A memória tem tendência para ser curta; o registo na internet, não. Há exatamente um ano, uma pesquisa dava conta de que 83% das aplicações instaladas nos telemóveis acediam a contactos, fotografias, mensagens e chamadas. Por esta altura, a Comissão Nacional de Proteção de Dados (CNPD) dizia: “As pessoas acham que o telemóvel é delas e ninguém entra. Não é verdade. Entra mais gente do que em sua casa.” 

A verdade é que começou no Facebook, mas não termina no Facebook.
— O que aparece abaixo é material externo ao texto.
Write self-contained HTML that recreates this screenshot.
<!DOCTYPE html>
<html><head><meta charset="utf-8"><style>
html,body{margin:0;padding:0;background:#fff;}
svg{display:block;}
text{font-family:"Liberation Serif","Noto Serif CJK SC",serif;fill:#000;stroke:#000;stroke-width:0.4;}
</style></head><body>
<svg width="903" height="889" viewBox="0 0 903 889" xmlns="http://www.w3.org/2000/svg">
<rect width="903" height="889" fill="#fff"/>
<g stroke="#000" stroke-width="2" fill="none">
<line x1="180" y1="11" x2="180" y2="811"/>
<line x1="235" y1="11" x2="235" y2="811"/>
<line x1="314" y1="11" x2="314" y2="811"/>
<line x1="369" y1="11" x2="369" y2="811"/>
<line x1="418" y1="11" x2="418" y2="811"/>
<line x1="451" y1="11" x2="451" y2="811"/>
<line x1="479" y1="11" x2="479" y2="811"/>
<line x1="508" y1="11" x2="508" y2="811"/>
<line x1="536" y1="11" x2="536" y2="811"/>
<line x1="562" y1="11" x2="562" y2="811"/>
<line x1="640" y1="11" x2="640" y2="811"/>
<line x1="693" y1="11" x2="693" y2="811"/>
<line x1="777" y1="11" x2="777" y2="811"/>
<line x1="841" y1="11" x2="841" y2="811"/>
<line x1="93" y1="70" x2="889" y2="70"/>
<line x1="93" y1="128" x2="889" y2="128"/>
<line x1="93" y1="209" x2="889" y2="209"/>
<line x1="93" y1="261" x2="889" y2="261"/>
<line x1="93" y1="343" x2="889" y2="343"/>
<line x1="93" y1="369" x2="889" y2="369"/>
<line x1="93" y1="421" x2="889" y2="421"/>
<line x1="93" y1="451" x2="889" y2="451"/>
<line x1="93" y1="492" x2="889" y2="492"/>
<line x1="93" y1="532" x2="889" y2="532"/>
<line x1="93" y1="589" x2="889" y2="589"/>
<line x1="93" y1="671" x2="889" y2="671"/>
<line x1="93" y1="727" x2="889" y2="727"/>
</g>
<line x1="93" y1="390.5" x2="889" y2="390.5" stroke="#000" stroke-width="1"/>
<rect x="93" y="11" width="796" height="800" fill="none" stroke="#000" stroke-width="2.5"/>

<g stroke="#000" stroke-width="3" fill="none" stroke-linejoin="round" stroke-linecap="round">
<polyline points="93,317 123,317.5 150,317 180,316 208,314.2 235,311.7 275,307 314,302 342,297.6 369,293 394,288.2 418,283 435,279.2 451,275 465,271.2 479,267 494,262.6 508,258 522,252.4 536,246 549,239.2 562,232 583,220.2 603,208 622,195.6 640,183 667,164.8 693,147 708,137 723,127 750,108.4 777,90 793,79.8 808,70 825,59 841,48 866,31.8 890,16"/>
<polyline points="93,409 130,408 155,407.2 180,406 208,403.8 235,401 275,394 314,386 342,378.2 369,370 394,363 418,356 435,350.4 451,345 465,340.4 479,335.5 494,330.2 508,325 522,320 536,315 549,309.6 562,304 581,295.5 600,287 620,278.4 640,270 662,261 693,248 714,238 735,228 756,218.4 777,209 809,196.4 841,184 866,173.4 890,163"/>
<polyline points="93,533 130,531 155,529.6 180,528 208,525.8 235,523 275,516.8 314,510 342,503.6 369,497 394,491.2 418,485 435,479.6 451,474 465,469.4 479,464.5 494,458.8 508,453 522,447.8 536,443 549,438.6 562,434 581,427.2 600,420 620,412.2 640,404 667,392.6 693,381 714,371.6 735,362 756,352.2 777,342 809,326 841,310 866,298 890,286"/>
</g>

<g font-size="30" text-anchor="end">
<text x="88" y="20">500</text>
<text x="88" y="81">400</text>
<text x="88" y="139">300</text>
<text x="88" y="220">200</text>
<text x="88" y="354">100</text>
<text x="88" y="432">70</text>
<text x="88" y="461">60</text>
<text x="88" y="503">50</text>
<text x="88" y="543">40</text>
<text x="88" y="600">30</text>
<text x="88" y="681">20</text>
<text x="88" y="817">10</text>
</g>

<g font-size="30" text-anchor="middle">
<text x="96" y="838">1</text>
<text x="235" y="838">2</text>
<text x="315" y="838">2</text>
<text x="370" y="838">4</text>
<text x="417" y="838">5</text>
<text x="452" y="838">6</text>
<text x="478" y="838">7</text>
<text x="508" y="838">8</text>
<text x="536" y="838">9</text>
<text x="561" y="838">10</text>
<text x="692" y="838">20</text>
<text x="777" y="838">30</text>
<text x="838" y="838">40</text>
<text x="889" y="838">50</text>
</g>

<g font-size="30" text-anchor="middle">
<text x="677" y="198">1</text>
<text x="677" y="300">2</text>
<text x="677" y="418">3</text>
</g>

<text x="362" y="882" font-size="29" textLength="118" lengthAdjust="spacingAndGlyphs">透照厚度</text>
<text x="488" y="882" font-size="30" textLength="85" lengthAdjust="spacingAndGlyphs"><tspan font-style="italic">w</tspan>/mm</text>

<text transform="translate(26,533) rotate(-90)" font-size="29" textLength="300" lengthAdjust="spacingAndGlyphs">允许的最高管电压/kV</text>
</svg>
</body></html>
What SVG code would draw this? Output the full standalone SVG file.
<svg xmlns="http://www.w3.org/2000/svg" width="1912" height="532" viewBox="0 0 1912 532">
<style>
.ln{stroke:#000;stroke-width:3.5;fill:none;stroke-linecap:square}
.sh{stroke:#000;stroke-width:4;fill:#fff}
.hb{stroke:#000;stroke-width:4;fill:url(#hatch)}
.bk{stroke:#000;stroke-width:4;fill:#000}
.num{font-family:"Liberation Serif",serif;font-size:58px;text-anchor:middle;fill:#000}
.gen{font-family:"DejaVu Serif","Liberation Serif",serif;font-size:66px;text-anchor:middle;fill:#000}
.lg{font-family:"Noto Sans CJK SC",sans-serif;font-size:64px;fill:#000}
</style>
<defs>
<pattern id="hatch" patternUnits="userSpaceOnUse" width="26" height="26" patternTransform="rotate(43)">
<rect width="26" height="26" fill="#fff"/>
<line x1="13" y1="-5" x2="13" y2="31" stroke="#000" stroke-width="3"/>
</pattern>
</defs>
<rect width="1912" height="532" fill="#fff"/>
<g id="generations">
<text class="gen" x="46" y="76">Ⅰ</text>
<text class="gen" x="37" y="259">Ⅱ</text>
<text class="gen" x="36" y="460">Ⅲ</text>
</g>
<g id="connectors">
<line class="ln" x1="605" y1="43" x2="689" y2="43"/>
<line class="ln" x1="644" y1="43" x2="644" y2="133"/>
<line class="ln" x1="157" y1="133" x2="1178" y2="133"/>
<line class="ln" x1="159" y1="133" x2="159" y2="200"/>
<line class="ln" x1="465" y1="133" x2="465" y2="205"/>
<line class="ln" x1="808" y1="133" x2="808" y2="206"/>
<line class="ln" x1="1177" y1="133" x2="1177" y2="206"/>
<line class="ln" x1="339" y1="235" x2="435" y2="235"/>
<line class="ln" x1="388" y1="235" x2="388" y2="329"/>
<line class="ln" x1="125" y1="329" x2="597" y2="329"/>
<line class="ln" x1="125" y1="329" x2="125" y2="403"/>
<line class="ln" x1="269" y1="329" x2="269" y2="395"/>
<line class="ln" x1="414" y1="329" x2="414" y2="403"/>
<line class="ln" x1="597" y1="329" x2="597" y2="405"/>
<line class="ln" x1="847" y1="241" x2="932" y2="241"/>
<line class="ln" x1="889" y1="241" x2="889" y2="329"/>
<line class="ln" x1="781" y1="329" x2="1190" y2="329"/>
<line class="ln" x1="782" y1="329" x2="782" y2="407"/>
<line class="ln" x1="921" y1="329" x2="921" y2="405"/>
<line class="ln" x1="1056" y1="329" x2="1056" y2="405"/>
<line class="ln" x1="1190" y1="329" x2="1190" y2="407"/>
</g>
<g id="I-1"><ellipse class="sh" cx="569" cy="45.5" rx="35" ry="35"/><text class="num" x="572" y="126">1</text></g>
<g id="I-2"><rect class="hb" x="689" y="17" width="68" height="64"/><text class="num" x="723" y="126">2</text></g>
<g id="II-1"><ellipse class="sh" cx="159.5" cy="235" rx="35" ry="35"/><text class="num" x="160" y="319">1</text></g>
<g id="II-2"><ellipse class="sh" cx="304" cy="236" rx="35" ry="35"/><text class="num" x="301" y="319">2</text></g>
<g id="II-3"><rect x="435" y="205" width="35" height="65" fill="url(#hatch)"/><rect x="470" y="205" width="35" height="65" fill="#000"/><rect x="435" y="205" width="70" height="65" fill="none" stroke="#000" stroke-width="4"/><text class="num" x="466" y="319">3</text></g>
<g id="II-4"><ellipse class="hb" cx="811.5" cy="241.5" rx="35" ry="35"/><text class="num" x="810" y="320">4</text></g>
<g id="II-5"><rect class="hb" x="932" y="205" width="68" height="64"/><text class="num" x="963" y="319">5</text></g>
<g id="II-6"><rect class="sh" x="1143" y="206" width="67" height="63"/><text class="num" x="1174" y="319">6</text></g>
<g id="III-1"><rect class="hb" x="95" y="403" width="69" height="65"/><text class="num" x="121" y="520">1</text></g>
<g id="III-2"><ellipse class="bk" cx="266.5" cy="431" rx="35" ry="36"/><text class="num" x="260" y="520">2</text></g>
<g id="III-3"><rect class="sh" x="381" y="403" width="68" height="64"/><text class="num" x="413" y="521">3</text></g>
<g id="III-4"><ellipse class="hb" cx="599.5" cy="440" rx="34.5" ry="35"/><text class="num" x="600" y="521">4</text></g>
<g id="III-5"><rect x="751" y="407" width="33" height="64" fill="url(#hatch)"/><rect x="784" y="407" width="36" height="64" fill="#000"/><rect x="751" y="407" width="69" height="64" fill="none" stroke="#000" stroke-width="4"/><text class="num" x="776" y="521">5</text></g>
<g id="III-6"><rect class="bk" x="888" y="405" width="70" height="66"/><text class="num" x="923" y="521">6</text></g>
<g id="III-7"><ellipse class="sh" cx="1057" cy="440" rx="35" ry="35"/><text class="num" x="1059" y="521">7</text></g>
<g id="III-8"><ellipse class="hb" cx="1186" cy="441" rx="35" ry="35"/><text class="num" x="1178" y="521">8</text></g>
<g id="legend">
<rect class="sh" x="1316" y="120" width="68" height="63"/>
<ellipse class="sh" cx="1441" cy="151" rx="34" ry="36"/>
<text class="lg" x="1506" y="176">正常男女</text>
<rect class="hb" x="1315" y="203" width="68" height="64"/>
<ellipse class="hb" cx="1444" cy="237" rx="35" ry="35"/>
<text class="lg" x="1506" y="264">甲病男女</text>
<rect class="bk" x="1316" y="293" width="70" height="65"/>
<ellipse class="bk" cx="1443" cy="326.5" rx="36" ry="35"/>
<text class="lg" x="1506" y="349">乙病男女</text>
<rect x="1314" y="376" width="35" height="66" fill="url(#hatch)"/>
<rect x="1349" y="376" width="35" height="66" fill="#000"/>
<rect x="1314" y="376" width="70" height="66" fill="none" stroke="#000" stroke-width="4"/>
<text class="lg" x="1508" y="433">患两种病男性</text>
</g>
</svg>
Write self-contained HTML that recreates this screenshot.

A controvérsia também afetou, desde cedo, a Google, que já foi muitas vezes protagonista de discussões sobre privacidade, até porque, de acordo com um estudo divulgado pela Carnegie Mellon University, nos EUA, seriam necessários – ao ritmo de oito horas por dia – 76 dias de leitura para ficar a conhecer tudo o que aceita na internet. A conclusão, para alguns eurodeputados, reforça a importância do novo regulamento de proteção de dados pessoais da União Europeia. 

No caso do Sync.ME., um dos advogados contactados pelo i explica que poderá ser levantada a questão da “falta de legitimidade” desta “recolha indireta” de dados.